■ AIM
Transcribe all of the material exactly, except for its pictures.

■ RECORDED DATA

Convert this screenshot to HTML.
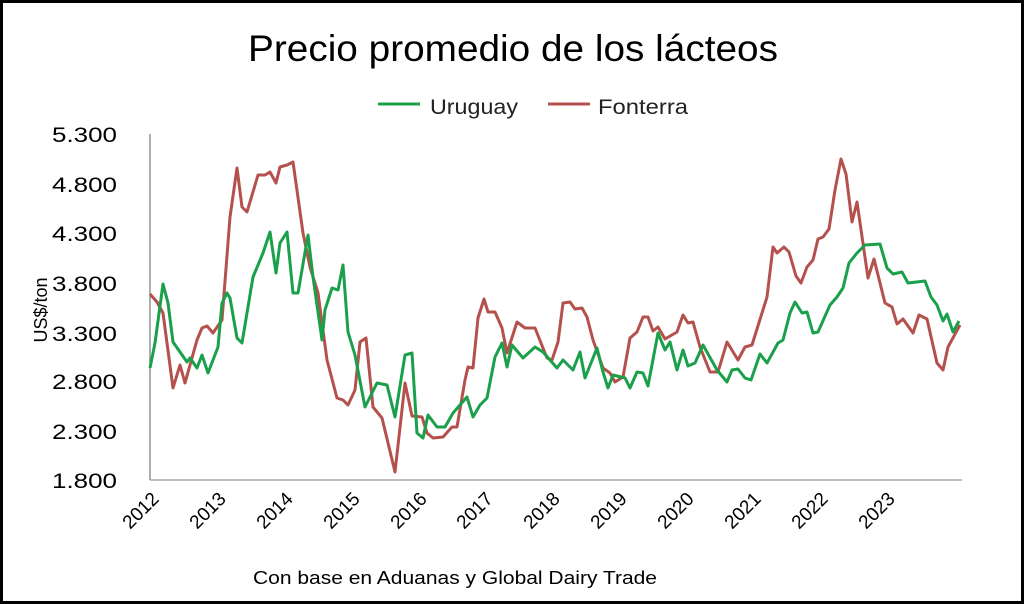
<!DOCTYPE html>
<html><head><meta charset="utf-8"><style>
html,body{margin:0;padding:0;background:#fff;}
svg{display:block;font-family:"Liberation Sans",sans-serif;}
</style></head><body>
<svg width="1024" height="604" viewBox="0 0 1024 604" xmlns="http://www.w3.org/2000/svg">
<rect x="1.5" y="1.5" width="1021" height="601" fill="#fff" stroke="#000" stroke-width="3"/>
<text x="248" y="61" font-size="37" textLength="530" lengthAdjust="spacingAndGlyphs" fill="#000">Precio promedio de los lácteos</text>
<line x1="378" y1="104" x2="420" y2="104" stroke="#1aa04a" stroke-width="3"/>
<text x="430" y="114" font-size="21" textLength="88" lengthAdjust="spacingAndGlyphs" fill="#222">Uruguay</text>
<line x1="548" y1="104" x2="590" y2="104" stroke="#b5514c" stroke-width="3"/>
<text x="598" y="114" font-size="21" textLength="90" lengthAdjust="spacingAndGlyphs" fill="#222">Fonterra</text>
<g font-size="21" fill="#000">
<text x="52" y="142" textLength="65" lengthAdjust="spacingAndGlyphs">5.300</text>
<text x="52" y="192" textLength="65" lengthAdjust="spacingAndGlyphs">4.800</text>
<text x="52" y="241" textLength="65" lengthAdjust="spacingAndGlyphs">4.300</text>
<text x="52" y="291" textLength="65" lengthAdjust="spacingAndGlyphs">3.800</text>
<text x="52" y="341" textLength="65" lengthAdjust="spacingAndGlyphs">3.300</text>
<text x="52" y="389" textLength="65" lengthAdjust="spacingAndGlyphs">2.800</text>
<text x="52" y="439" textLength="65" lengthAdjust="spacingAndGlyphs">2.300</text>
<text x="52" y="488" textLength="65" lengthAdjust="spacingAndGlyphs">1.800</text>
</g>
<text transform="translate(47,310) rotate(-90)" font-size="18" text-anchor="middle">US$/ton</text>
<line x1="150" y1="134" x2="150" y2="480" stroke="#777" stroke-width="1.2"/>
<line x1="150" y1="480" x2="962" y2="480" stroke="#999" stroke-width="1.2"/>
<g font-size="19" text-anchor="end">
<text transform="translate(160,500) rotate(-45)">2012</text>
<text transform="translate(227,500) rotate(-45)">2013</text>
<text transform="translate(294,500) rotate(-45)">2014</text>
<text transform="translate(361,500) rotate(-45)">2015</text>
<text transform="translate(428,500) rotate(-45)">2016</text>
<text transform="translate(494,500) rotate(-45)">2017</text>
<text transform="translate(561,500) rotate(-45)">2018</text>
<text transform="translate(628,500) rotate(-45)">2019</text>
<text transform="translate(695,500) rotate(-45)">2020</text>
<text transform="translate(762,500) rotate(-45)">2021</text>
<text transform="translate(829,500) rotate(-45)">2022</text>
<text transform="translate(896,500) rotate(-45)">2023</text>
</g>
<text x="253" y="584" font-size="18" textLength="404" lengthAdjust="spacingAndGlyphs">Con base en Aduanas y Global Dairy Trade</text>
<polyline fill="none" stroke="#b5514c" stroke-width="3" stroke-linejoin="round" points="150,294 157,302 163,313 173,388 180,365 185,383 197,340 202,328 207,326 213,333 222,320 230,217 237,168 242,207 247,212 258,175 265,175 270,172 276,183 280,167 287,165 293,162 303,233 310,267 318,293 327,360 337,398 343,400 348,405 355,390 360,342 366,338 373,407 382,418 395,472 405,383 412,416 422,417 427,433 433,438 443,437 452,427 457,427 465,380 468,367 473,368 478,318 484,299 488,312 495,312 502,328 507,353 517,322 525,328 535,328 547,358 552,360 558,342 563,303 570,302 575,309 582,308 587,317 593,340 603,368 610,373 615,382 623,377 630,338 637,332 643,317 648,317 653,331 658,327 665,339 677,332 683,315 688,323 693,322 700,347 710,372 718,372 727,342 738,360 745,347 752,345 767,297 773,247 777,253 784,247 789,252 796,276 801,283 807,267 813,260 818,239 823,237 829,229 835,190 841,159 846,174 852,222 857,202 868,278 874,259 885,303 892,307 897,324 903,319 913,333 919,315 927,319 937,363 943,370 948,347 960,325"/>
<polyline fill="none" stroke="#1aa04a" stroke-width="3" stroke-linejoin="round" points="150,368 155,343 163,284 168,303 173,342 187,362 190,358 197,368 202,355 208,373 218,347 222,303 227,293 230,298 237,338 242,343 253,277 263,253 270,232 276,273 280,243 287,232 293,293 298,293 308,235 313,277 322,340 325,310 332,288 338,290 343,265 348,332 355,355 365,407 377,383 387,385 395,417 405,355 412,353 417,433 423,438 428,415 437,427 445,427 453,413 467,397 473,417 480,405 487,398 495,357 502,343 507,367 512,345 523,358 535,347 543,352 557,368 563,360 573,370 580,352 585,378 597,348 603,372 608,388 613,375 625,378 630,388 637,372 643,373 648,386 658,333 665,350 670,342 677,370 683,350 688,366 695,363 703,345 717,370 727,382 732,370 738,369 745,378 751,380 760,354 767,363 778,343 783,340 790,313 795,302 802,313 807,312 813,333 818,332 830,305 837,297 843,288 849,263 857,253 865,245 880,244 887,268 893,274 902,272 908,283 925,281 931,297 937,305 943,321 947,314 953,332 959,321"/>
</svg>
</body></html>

■ EXPECTED OUTPUT
Convert this screenshot to HTML.
<!DOCTYPE html>
<html><head><meta charset="utf-8"><style>
html,body{margin:0;padding:0;background:#fff;}
svg{display:block;font-family:"Liberation Sans",sans-serif;}
</style></head><body>
<svg width="1024" height="604" viewBox="0 0 1024 604" xmlns="http://www.w3.org/2000/svg">
<rect x="1.5" y="1.5" width="1021" height="601" fill="#fff" stroke="#000" stroke-width="3"/>
<text x="248" y="61" font-size="37" textLength="530" lengthAdjust="spacingAndGlyphs" fill="#000">Precio promedio de los lácteos</text>
<line x1="378" y1="104" x2="420" y2="104" stroke="#1aa04a" stroke-width="3"/>
<text x="430" y="114" font-size="21" textLength="88" lengthAdjust="spacingAndGlyphs" fill="#222">Uruguay</text>
<line x1="548" y1="104" x2="590" y2="104" stroke="#b5514c" stroke-width="3"/>
<text x="598" y="114" font-size="21" textLength="90" lengthAdjust="spacingAndGlyphs" fill="#222">Fonterra</text>
<g font-size="21" fill="#000">
<text x="52" y="142" textLength="65" lengthAdjust="spacingAndGlyphs">5.300</text>
<text x="52" y="192" textLength="65" lengthAdjust="spacingAndGlyphs">4.800</text>
<text x="52" y="241" textLength="65" lengthAdjust="spacingAndGlyphs">4.300</text>
<text x="52" y="291" textLength="65" lengthAdjust="spacingAndGlyphs">3.800</text>
<text x="52" y="341" textLength="65" lengthAdjust="spacingAndGlyphs">3.300</text>
<text x="52" y="389" textLength="65" lengthAdjust="spacingAndGlyphs">2.800</text>
<text x="52" y="439" textLength="65" lengthAdjust="spacingAndGlyphs">2.300</text>
<text x="52" y="488" textLength="65" lengthAdjust="spacingAndGlyphs">1.800</text>
</g>
<text transform="translate(47,310) rotate(-90)" font-size="18" text-anchor="middle">US$/ton</text>
<line x1="150" y1="134" x2="150" y2="480" stroke="#777" stroke-width="1.2"/>
<line x1="150" y1="480" x2="962" y2="480" stroke="#999" stroke-width="1.2"/>
<g font-size="19" text-anchor="end">
<text transform="translate(160,500) rotate(-45)">2012</text>
<text transform="translate(227,500) rotate(-45)">2013</text>
<text transform="translate(294,500) rotate(-45)">2014</text>
<text transform="translate(361,500) rotate(-45)">2015</text>
<text transform="translate(428,500) rotate(-45)">2016</text>
<text transform="translate(494,500) rotate(-45)">2017</text>
<text transform="translate(561,500) rotate(-45)">2018</text>
<text transform="translate(628,500) rotate(-45)">2019</text>
<text transform="translate(695,500) rotate(-45)">2020</text>
<text transform="translate(762,500) rotate(-45)">2021</text>
<text transform="translate(829,500) rotate(-45)">2022</text>
<text transform="translate(896,500) rotate(-45)">2023</text>
</g>
<text x="253" y="584" font-size="18" textLength="404" lengthAdjust="spacingAndGlyphs">Con base en Aduanas y Global Dairy Trade</text>
<polyline fill="none" stroke="#b5514c" stroke-width="3" stroke-linejoin="round" points="150,294 157,302 163,313 173,388 180,365 185,383 197,340 202,328 207,326 213,333 222,320 230,217 237,168 242,207 247,212 258,175 265,175 270,172 276,183 280,167 287,165 293,162 303,233 310,267 318,293 327,360 337,398 343,400 348,405 355,390 360,342 366,338 373,407 382,418 395,472 405,383 412,416 422,417 427,433 433,438 443,437 452,427 457,427 465,380 468,367 473,368 478,318 484,299 488,312 495,312 502,328 507,353 517,322 525,328 535,328 547,358 552,360 558,342 563,303 570,302 575,309 582,308 587,317 593,340 603,368 610,373 615,382 623,377 630,338 637,332 643,317 648,317 653,331 658,327 665,339 677,332 683,315 688,323 693,322 700,347 710,372 718,372 727,342 738,360 745,347 752,345 767,297 773,247 777,253 784,247 789,252 796,276 801,283 807,267 813,260 818,239 823,237 829,229 835,190 841,159 846,174 852,222 857,202 868,278 874,259 885,303 892,307 897,324 903,319 913,333 919,315 927,319 937,363 943,370 948,347 960,325"/>
<polyline fill="none" stroke="#1aa04a" stroke-width="3" stroke-linejoin="round" points="150,368 155,343 163,284 168,303 173,342 187,362 190,358 197,368 202,355 208,373 218,347 222,303 227,293 230,298 237,338 242,343 253,277 263,253 270,232 276,273 280,243 287,232 293,293 298,293 308,235 313,277 322,340 325,310 332,288 338,290 343,265 348,332 355,355 365,407 377,383 387,385 395,417 405,355 412,353 417,433 423,438 428,415 437,427 445,427 453,413 467,397 473,417 480,405 487,398 495,357 502,343 507,367 512,345 523,358 535,347 543,352 557,368 563,360 573,370 580,352 585,378 597,348 603,372 608,388 613,375 625,378 630,388 637,372 643,373 648,386 658,333 665,350 670,342 677,370 683,350 688,366 695,363 703,345 717,370 727,382 732,370 738,369 745,378 751,380 760,354 767,363 778,343 783,340 790,313 795,302 802,313 807,312 813,333 818,332 830,305 837,297 843,288 849,263 857,253 865,245 880,244 887,268 893,274 902,272 908,283 925,281 931,297 937,305 943,321 947,314 953,332 959,321"/>
</svg>
</body></html>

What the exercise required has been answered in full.